In-Store Experience Online.
Creating a digital experience that truly mimics the real world experience of buying is vital. Live chat has been around forever, but what about Virtual Reality? With Facebook’s acquisition of Oculus Rift, VR is on its way to be integrated with Facebook, a top eCommerce source for many brands. It’s only a matter of time before you can put on your Oculus Rift and have a digital experience that feels real.
Mobile selling is the highest growing sector of eCommerce, but what about going a step further beyond simply going to a site and buying something from it. What about the ability to use your mobile device as a buying remote control, knowing what you’ve watched on TV or who you had drinks with the other night, interpreting that data and filtering based on your tastes and buying habits the items you might like. While the mainstream application of this is a few years away, the seeds are being sewn currently. The mobile device already is a remote control for your life, but big data is simply scratching the surface of what its truly capable of right now. The ways in which you can use your mobile device to buy things in the future is truly astonishing when you think about it.
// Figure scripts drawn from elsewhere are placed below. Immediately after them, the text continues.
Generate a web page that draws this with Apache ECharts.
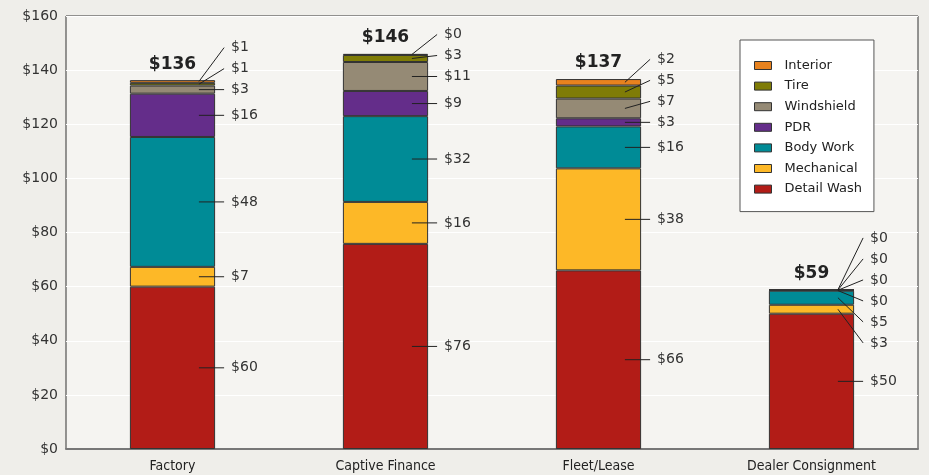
<!DOCTYPE html>
<html>
<head>
<meta charset="utf-8">
<script src="https://cdn.jsdelivr.net/npm/echarts@6/dist/echarts.min.js"></script>
<style>
  html, body { margin: 0; padding: 0; background: #efeeea; }
  #chart { width: 929px; height: 475px; }
</style>
</head>
<body>
<div id="chart"></div>
<script>
const categories = ["Factory", "Captive Finance", "Fleet/Lease", "Dealer Consignment"];
// stack order, bottom to top
const seriesNames = ["Detail Wash", "Mechanical", "Body Work", "PDR", "Windshield", "Tire", "Interior"];
const detailWash = [60, 75.8, 66, 50];
const mechanical = [7.3, 15.5, 37.7, 3.3];
const bodyWork = [48, 31.7, 15.5, 5.2];
const pdr = [16, 9.3, 3, 0.1];
const windshield = [3, 10.7, 7.3, 0.1];
const tire = [1, 2.6, 4.8, 0.1];
const interior = [1, 0.4, 2.4, 0.1];
const colors = ["#b21c17", "#fdb827", "#008b96", "#642d8a", "#958a75", "#7f7c06", "#e8821e"];

const stackData = [detailWash, mechanical, bodyWork, pdr, windshield, tire, interior];
const FONT = "'DejaVu Sans', sans-serif";

// value labels with leader lines, placed to the right of each bar
function renderLabels(params, api) {
  const i = api.value(0);
  const bw = api.size([1, 0])[0] * 0.4;
  const cx = api.coord([i, 0])[0];
  let cum = 0;
  const items = stackData.map(arr => {
    const v = arr[i];
    const mid = cum + v / 2;
    cum += v;
    return { v: v, ty: api.coord([i, mid])[1] };
  });
  const gap = 21;
  // push overlapping labels upward
  items.forEach((it, k) => {
    it.y = k === 0 ? it.ty : Math.min(it.ty, items[k - 1].y - gap);
  });
  // big clusters get centred on the median target
  const clusters = [];
  items.forEach((it, k) => {
    if (k > 0 && it.y < it.ty - 0.01) clusters[clusters.length - 1].push(it);
    else clusters.push([it]);
  });
  clusters.forEach(cl => {
    if (cl.length < 5) return;
    const t = cl.map(it => it.ty).sort((a, b) => a - b);
    const n = t.length;
    const med = n % 2 ? t[(n - 1) / 2] : (t[n / 2 - 1] + t[n / 2]) / 2;
    cl.forEach((it, j) => { it.y = med + ((n - 1) / 2 - j) * gap; });
  });

  const x0 = cx + bw * 0.31;
  const x1 = cx + bw / 2 + 9;
  const children = [];
  items.forEach(it => {
    children.push({
      type: "line",
      shape: { x1: x0, y1: it.ty, x2: x1, y2: it.y },
      style: { stroke: "#222", lineWidth: 1 }
    });
    children.push({
      type: "text",
      x: x1 + 7, y: it.y,
      style: {
        text: "$" + Math.round(it.v), verticalAlign: "middle",
        fill: "#333", fontSize: 14, fontFamily: FONT
      }
    });
  });
  const topY = api.coord([i, cum])[1];
  children.push({
    type: "text",
    x: cx, y: topY - 16,
    style: {
      text: "$" + Math.round(cum), align: "center", verticalAlign: "middle",
      fill: "#222", fontSize: 17, fontWeight: "bold", fontFamily: FONT
    }
  });
  return { type: "group", children: children };
}

const chart = echarts.init(document.getElementById("chart"));

const series = seriesNames.map((name, k) => ({
  name: name,
  type: "bar",
  stack: "total",
  barWidth: "40%",
  data: stackData[k],
  itemStyle: { color: colors[k], borderColor: "#333", borderWidth: 1 },
  emphasis: { disabled: true }
}));
series.push({
  type: "custom",
  renderItem: renderLabels,
  data: categories.map((c, i) => [i, 0]),
  encode: { x: 0, y: 1 },
  z: 10,
  silent: true
});

chart.setOption({
  backgroundColor: "#efeeea",
  animation: false,
  grid: {
    left: 66, right: 11, top: 16, bottom: 26,
    show: true, backgroundColor: "#f5f4f1",
    borderColor: "#333", borderWidth: 1
  },
  legend: {
    data: seriesNames.slice().reverse(),
    orient: "vertical",
    left: 740, top: 40,
    icon: "rect",
    itemWidth: 17, itemHeight: 8, itemGap: 7.6,
    backgroundColor: "#fff",
    borderColor: "#555", borderWidth: 1,
    padding: [19, 12, 16, 14],
    itemStyle: { borderColor: "#333", borderWidth: 1 },
    textStyle: { fontSize: 13, color: "#222", fontFamily: FONT, lineHeight: 13, padding: [0, 0, 0, 8] }
  },
  xAxis: {
    type: "category",
    data: categories,
    axisTick: { show: false },
    axisLine: { lineStyle: { color: "#777", width: 2 } },
    axisLabel: {
      margin: 10, fontSize: 14, color: "#222",
      fontFamily: "'DejaVu Sans Condensed', 'Liberation Sans Narrow', sans-serif"
    }
  },
  yAxis: {
    type: "value",
    min: 0, max: 160, interval: 20,
    axisLine: { show: false },
    axisTick: { show: false },
    splitLine: { lineStyle: { color: "#ffffff", width: 1 } },
    axisLabel: {
      formatter: "${value}", margin: 8, fontSize: 14, color: "#333", fontFamily: FONT
    }
  },
  series: series
});
</script>
</body>
</html>
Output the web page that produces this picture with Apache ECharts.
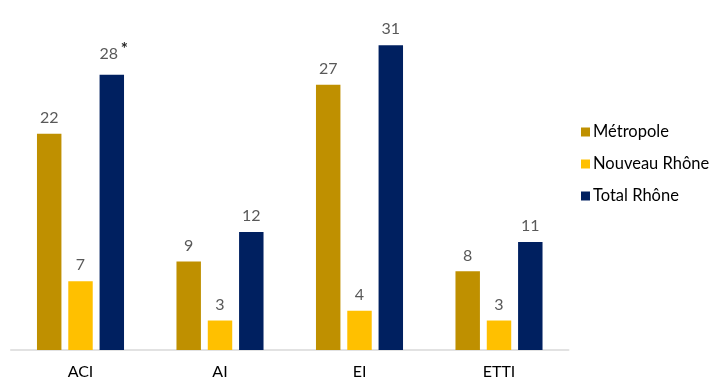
<!DOCTYPE html>
<html><head><meta charset="utf-8">
<script src="https://cdn.jsdelivr.net/npm/echarts@6/dist/echarts.min.js"></script>
<style>html,body{margin:0;padding:0;background:#fff}#c{width:710px;height:378px}</style>
</head><body><div id="c"></div>
<script>
var categories = ['ACI', 'AI', 'EI', 'ETTI'];
var metropole = [22, 9, 27, 8];
var nouveauRhone = [7, 3, 4, 3];
var totalRhone = [28, 12, 31, 11];
var seriesNames = ['Métropole', 'Nouveau Rhône', 'Total Rhône'];
var colors = ['#BF9000', '#FFC000', '#002060'];
var starred = [0]; // Total Rhône ACI marked with *

var font = 'Lato, "Liberation Sans", sans-serif';
var chart = echarts.init(document.getElementById('c'), null, {renderer: 'canvas'});

function lbl() {
  return {show: true, position: 'top', distance: 8, color: '#595959', fontSize: 16, fontFamily: font};
}
var totalData = totalRhone.map(function (v, i) {
  if (starred.indexOf(i) >= 0) {
    return {value: v, label: {
      formatter: '{p|}{a|{c}}{s|*}',
      rich: {
        p: {width: 4},
        a: {color: '#595959', fontSize: 16, fontFamily: font},
        s: {width: 10, color: '#262626', fontSize: 17, fontWeight: 'bold', fontFamily: font, align: 'right', verticalAlign: 'top', padding: [0, 0, 9, 0]}
      }
    }};
  }
  return v;
});

chart.setOption({
  animation: false,
  textStyle: {fontFamily: font},
  grid: {left: 10.75, right: 141.25, top: 6, bottom: 28, containLabel: false, outerBoundsMode: 'none'},
  legend: {
    orient: 'vertical', left: 576, top: 118, itemWidth: 9, itemHeight: 9, itemGap: 14,
    icon: 'rect',
    textStyle: {fontSize: 16.5, color: '#000', fontFamily: font, padding: [0, 0, 0, -2], lineHeight: 18},
    data: seriesNames
  },
  xAxis: {
    type: 'category', data: categories,
    axisLine: {lineStyle: {color: '#d9d9d9', width: 1.5}},
    axisTick: {show: false},
    axisLabel: {color: '#000', fontSize: 16, fontFamily: font, margin: 14}
  },
  yAxis: {type: 'value', min: 0, max: 35, show: false, splitLine: {show: false}},
  series: [
    {name: seriesNames[0], type: 'bar', data: metropole, itemStyle: {color: colors[0]}, barGap: '28%', barCategoryGap: '37.6%', label: lbl()},
    {name: seriesNames[1], type: 'bar', data: nouveauRhone, itemStyle: {color: colors[1]}, label: lbl()},
    {name: seriesNames[2], type: 'bar', data: totalData, itemStyle: {color: colors[2]}, label: lbl()}
  ]
});
</script></body></html>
Analytics, User Testing, and Big Data are used today to interpret and optimize a website experience. These methods prove to be incredibly useful, but they are still painstaking in time and requiring a combination of services and analysis to actually determine what errors are occurring in your eCommerce site and how to fix them. With advanced personalization becoming more widespread, and better, faster tools that can see stats in real time and even help secure a sale for someone about to leave your site, conversion rates of digital will continue to improve from the standard 1%–3% range seen today up to 2–4% by the end of this year, and up to 10% by the end of the decade. What used to take weeks or months to spot, diagnose, and fix, will take days or even hours by the end of the year for the most advanced brands.
Voice Recognition + Artificial Intelligence.
We don’t think this one will happen in a mainstream fashion in 2016, but with Mark Zuckerberg’s announcement that he will be creating an AI personal assistant in 2016, we think that voice recognition combined with artificial intelligence will be a force to be reckoned with in eCommerce by the end of the decade.
Imagine simply saying: “Siri, I’d like a new coat in the $400 range, in black leather that can be delivered to me in the next hour”, and then boom, it gets delivered by a drone! That’s where we’re truly headed, and while that’s mind-boggling to think about, so is where we are now compared to 15 years ago. eCommerce is uniquely positioned in that people always need stuff, and thus eCommerce can truly drive where we go in the future. I, myself, am excited for the drive.